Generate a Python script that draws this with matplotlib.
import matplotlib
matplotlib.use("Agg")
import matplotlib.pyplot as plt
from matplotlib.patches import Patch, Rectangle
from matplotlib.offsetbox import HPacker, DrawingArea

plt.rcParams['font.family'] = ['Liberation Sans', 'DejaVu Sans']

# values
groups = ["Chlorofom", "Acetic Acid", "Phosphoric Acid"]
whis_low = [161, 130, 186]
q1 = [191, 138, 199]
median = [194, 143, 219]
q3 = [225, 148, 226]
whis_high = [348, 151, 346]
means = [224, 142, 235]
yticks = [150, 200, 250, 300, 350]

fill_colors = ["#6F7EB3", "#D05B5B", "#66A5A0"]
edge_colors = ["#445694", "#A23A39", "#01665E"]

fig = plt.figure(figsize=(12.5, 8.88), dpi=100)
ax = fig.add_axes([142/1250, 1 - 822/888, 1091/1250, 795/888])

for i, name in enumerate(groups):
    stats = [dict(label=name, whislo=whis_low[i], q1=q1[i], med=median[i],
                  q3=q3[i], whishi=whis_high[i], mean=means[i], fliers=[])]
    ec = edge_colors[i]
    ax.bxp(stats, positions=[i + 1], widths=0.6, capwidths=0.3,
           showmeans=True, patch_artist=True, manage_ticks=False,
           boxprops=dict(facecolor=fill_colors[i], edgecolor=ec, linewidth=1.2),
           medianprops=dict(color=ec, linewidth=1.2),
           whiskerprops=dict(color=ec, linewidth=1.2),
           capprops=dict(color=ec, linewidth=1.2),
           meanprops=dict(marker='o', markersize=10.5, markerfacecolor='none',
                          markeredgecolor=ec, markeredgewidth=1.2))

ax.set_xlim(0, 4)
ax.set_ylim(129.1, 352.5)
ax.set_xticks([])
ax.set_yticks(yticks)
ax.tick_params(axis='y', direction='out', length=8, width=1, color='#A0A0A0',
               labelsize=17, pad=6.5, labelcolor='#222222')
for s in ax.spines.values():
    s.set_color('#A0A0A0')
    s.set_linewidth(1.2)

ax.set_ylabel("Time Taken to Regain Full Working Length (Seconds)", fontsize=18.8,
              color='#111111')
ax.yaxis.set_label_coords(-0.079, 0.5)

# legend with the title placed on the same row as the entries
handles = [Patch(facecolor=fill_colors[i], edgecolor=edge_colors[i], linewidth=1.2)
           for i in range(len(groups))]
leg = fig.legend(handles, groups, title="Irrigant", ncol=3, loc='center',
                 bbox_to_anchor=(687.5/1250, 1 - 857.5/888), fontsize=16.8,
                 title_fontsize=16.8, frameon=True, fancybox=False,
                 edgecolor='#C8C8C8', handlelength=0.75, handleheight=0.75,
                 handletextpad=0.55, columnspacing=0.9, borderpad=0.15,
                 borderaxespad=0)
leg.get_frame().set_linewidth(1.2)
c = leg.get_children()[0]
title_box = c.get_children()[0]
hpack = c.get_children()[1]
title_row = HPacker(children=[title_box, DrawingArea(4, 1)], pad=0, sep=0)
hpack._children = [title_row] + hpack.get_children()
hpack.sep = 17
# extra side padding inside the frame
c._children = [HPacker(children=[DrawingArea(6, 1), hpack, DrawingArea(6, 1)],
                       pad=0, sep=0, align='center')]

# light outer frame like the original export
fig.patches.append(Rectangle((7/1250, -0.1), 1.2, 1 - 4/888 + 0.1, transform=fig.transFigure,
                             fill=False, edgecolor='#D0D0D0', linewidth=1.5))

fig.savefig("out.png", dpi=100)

> **PROBLEM DESCRIPTION**:
Return, please, the lines of the data from the first through the line containing "markeredgecolor=ec, markeredgewidth=1.2))", both kept, exactly as they stand and nothing more.

> **ANSWER TO THE EXERCISE**:
Generate a Python script that draws this with matplotlib.
import matplotlib
matplotlib.use("Agg")
import matplotlib.pyplot as plt
from matplotlib.patches import Patch, Rectangle
from matplotlib.offsetbox import HPacker, DrawingArea

plt.rcParams['font.family'] = ['Liberation Sans', 'DejaVu Sans']

# values
groups = ["Chlorofom", "Acetic Acid", "Phosphoric Acid"]
whis_low = [161, 130, 186]
q1 = [191, 138, 199]
median = [194, 143, 219]
q3 = [225, 148, 226]
whis_high = [348, 151, 346]
means = [224, 142, 235]
yticks = [150, 200, 250, 300, 350]

fill_colors = ["#6F7EB3", "#D05B5B", "#66A5A0"]
edge_colors = ["#445694", "#A23A39", "#01665E"]

fig = plt.figure(figsize=(12.5, 8.88), dpi=100)
ax = fig.add_axes([142/1250, 1 - 822/888, 1091/1250, 795/888])

for i, name in enumerate(groups):
    stats = [dict(label=name, whislo=whis_low[i], q1=q1[i], med=median[i],
                  q3=q3[i], whishi=whis_high[i], mean=means[i], fliers=[])]
    ec = edge_colors[i]
    ax.bxp(stats, positions=[i + 1], widths=0.6, capwidths=0.3,
           showmeans=True, patch_artist=True, manage_ticks=False,
           boxprops=dict(facecolor=fill_colors[i], edgecolor=ec, linewidth=1.2),
           medianprops=dict(color=ec, linewidth=1.2),
           whiskerprops=dict(color=ec, linewidth=1.2),
           capprops=dict(color=ec, linewidth=1.2),
           meanprops=dict(marker='o', markersize=10.5, markerfacecolor='none',
                          markeredgecolor=ec, markeredgewidth=1.2))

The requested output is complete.